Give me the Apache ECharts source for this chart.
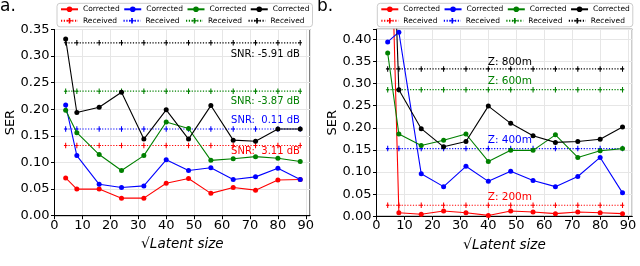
----------
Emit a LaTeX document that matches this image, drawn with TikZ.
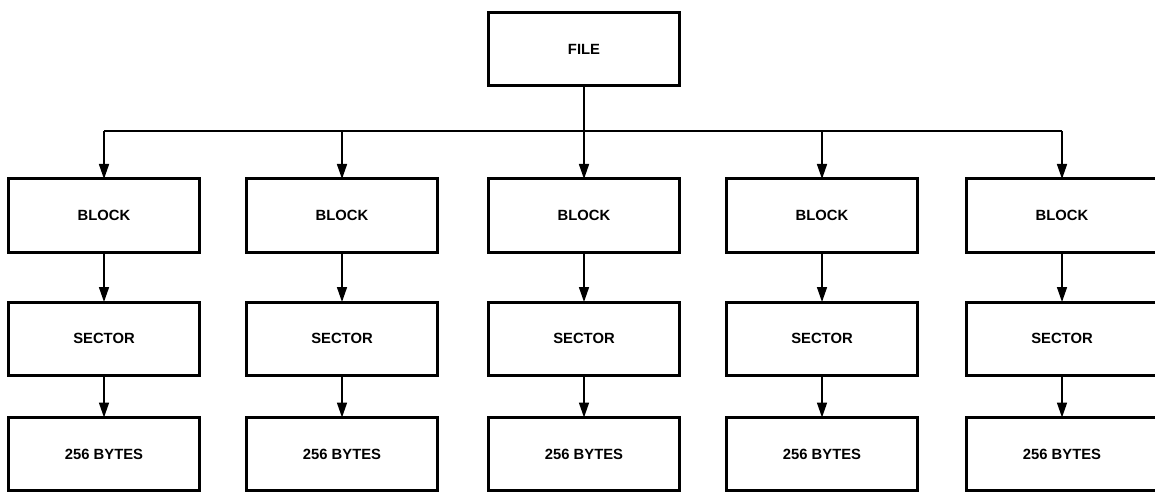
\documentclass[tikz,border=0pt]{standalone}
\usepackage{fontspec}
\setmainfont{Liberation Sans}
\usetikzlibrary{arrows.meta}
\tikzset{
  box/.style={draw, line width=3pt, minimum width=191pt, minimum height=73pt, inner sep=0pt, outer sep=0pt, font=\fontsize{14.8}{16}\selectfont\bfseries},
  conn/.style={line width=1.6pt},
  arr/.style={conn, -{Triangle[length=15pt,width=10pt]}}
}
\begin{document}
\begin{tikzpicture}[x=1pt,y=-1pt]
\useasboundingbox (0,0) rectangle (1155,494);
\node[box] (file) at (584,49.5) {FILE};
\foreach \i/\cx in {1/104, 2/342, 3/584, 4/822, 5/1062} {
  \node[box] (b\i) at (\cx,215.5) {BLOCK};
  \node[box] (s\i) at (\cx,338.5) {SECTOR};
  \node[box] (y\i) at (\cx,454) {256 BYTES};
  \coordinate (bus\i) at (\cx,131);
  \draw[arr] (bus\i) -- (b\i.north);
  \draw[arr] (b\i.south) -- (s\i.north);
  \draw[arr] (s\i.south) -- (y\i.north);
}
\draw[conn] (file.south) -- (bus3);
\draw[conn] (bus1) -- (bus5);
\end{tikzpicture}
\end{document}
----------
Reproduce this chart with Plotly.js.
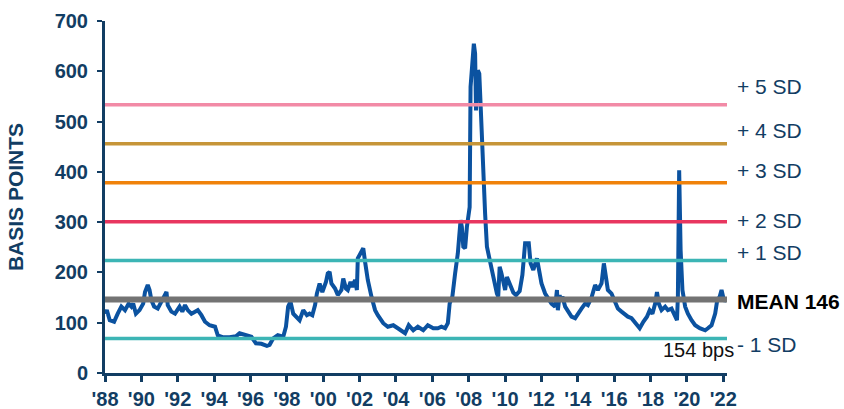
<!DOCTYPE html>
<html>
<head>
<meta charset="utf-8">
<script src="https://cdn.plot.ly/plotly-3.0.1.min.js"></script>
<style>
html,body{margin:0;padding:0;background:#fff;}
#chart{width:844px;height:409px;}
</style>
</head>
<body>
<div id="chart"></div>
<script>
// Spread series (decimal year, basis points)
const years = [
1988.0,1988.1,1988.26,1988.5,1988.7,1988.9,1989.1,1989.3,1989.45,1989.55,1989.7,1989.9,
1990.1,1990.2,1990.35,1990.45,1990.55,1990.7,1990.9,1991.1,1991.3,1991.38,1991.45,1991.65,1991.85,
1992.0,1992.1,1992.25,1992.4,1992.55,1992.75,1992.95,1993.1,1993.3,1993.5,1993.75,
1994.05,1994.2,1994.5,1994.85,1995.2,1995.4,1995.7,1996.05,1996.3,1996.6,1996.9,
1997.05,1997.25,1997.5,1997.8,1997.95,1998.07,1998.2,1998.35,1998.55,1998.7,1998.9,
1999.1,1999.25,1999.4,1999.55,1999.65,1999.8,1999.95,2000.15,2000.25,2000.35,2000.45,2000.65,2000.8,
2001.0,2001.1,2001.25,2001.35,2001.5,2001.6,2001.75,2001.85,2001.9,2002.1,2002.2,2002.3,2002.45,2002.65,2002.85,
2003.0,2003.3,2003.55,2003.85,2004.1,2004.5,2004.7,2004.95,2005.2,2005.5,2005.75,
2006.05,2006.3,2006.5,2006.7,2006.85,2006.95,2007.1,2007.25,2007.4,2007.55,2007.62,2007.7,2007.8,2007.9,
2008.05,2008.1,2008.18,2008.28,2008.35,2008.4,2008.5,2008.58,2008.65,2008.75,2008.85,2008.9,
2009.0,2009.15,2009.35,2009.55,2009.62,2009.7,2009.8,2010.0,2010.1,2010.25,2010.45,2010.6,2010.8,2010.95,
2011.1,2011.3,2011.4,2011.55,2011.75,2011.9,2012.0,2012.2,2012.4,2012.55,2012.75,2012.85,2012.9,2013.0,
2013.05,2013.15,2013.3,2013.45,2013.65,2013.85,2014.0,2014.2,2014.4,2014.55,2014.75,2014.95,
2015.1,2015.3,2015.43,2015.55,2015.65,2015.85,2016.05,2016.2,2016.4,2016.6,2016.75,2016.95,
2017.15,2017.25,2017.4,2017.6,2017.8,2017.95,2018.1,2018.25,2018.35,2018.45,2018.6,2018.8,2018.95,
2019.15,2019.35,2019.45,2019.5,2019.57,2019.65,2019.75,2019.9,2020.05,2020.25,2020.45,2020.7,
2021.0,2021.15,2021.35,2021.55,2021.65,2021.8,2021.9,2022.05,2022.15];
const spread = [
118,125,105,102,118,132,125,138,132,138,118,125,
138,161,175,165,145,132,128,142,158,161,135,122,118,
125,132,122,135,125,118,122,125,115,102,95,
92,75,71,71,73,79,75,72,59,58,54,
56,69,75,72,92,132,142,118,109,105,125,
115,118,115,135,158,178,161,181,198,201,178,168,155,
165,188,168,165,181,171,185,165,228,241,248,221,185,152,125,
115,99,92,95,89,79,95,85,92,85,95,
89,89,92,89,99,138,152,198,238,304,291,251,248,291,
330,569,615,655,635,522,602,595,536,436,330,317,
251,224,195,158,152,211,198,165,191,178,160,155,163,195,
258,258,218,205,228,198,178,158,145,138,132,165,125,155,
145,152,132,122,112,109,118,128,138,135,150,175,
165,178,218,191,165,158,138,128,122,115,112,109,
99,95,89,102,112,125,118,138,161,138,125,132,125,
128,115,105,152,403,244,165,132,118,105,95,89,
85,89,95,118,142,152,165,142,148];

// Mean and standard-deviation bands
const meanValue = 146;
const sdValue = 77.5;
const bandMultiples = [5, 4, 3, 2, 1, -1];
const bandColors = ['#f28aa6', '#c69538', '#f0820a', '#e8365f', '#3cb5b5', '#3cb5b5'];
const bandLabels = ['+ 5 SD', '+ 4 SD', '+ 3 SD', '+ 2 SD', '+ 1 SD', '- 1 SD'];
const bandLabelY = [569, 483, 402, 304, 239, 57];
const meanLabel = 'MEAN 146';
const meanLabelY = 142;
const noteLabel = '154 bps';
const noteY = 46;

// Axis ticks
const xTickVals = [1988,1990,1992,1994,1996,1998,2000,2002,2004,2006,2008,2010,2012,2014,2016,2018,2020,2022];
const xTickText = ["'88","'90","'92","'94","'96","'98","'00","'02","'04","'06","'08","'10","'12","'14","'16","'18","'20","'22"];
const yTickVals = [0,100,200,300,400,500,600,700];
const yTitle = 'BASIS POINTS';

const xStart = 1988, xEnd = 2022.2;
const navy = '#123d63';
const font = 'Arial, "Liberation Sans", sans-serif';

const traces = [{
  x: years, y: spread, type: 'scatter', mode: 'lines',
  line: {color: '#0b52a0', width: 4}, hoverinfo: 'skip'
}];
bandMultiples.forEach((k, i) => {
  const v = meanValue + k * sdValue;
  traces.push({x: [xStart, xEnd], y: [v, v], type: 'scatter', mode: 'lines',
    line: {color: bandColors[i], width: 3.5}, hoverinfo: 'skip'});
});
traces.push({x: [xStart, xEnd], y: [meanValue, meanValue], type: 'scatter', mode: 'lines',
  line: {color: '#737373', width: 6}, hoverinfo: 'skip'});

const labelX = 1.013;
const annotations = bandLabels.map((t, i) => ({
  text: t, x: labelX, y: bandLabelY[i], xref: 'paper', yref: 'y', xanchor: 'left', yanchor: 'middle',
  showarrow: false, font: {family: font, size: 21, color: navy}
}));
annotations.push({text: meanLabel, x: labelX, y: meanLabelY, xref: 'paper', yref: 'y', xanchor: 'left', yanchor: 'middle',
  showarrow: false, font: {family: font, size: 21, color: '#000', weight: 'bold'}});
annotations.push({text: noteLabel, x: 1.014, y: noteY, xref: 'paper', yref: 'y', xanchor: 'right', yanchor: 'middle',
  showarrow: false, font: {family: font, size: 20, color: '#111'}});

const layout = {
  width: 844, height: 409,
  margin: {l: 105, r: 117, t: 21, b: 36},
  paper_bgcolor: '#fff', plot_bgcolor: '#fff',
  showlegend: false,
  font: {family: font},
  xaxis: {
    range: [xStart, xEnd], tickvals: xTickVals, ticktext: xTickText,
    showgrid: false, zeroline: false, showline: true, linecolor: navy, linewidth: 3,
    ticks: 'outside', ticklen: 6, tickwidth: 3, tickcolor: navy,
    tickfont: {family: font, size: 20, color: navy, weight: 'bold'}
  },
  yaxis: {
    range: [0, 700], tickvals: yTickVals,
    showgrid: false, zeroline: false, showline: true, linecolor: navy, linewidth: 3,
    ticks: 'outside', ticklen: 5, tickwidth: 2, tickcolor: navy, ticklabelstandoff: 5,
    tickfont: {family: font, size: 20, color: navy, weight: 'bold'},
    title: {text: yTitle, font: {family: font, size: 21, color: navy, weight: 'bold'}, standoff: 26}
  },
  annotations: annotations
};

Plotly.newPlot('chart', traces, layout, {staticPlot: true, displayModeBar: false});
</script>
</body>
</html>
----------
Go through the records and gather the lines that hold "this".

Give me the Apache ECharts source for this chart.
Emit a LaTeX document that matches this image, drawn with TikZ.
Reproduce this chart with Plotly.js.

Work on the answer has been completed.